One of the film’s great joys is its smorgasbord of ridiculous deaths.

  • Mrs. Cutter sticks her hand in a wall to check a rat trap, only to have a mutant rat rip her arm off. Pro tip: if you live in a government lab, don’t reach blindly into the walls.

  • Dr. Kidwell goes looking for a monkey, finds a monkey, then gets shredded by it. Lesson learned: if a monkey looks too happy to see you, run.

  • Poor Wiley gets pulled off-screen while Hickock rides an elevator to safety. His blood paints the window like modern art. Hickock barely reacts, as if this happens every Tuesday.

  • Shivers, the last maintenance man, panics and blasts his shotgun in every direction before becoming Jackson Pollock on the ceiling.

It’s gruesome, creative, and somehow still funny—like watching a government training video directed by Sam Raimi.


Louise Fletcher Steals the Show

As Dr. Erhardt, Fletcher is the film’s MVP. She’s smug, ruthless, and so fascinated by the creature that you half-expect her to offer it a job. At one point, she insists on shoving a metal rod into the glowing dimensional portal—because, you know, science. When she gleefully announces, “There’s thousands of them!” you can practically hear the popcorn in the audience hitting the floor.

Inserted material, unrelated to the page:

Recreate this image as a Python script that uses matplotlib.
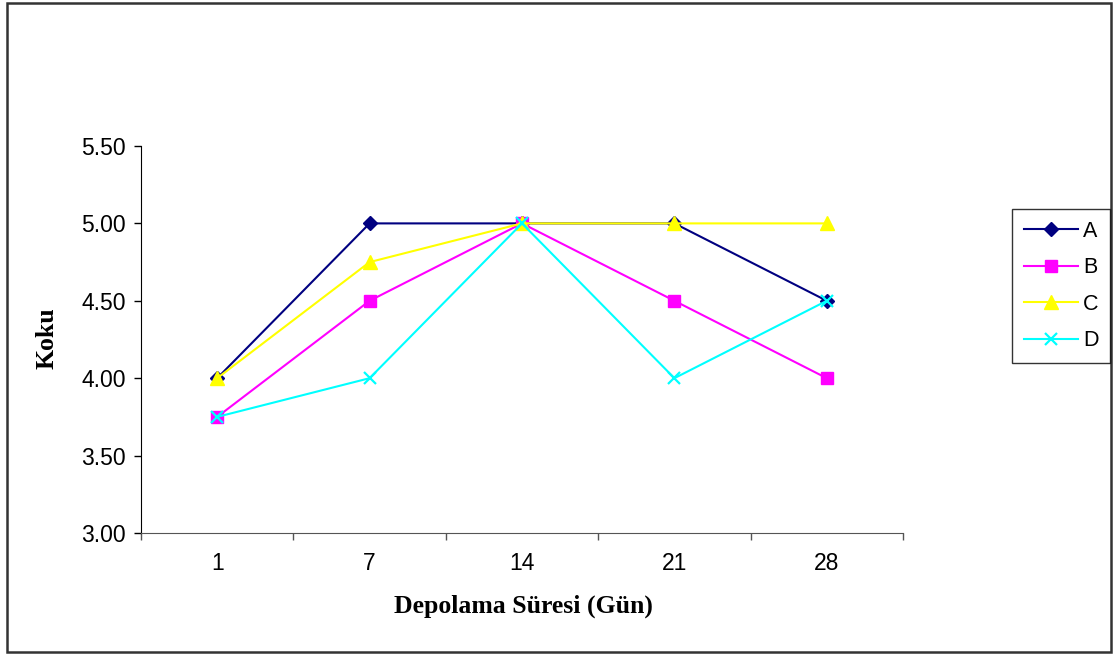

Her reward? Being impaled by the very same rod and dragged screaming into another dimension. Nurse Ratched meets her match in interdimensional OSHA violations.


Hickock: Hero by Default

Captain Hickock is the sort of protagonist who survives mostly because he’s the last man standing. He swings an axe, shouts at computers, and occasionally looks confused, which—fair enough—since nothing in this movie makes sense. When John Doe asks to be sent home, Hickock obliges by cranking the EDS machine back up. You’d think NASA would’ve tested the “don’t accidentally summon Hell” switch first, but here we are.

The film ends with Hickock waking up to find the female test subject alive, stumbling into daylight as if nothing happened. Roll credits, no questions answered, no paperwork filed.


Why It Works (Against All Odds)

On paper, Shadowzone should be a disaster. It’s got a bargain-bin budget, clunky dialogue, and special effects that look like they were bought at a Spirit Halloween clearance sale. But that’s exactly what makes it work.

The underground setting is moody and oppressive, the creature design is clever enough to keep you guessing, and the deaths are wild enough to keep you entertained. It’s equal parts creepy, campy, and comically over-the-top.

It also leans into its weirdness. Unlike other straight-to-video dreck of the era, Shadowzone knows exactly what it is: a late-night, beer-in-hand monster movie. It doesn’t waste time on social commentary or big ideas. It just asks: “What if sleep was dangerous?” and then gleefully answers with exploding heads and killer rats.


Cult Classic Comfort

Shadowzone never got the love of The Thing or Alien, but it deserves a seat at the table of cult sci-fi horror. It’s that perfect blend of earnest ambition and goofy execution that keeps fans coming back decades later. Think of it as the cinematic equivalent of comfort junk food—greasy, messy, and inexplicably satisfying.

It’s also one of those rare films where the flaws become part of the charm. The clunky computers! The endless steam pipes! The way everyone keeps saying “John Doe” with a straight face! It’s a time capsule of 1990, right down to the haircuts.


Final Verdict: Dream Logic Done Right

Shadowzone is cheap, silly, and absolutely worth your time. It’s the kind of movie you watch with friends just to laugh at the kills, but end up admitting, “Okay, that was actually kind of good.” It punches above its weight with atmosphere and creature ideas, and gives you the satisfaction of watching scientists get punished for hubris in increasingly hilarious ways.

Sleep research never looked so fun—or so deadly.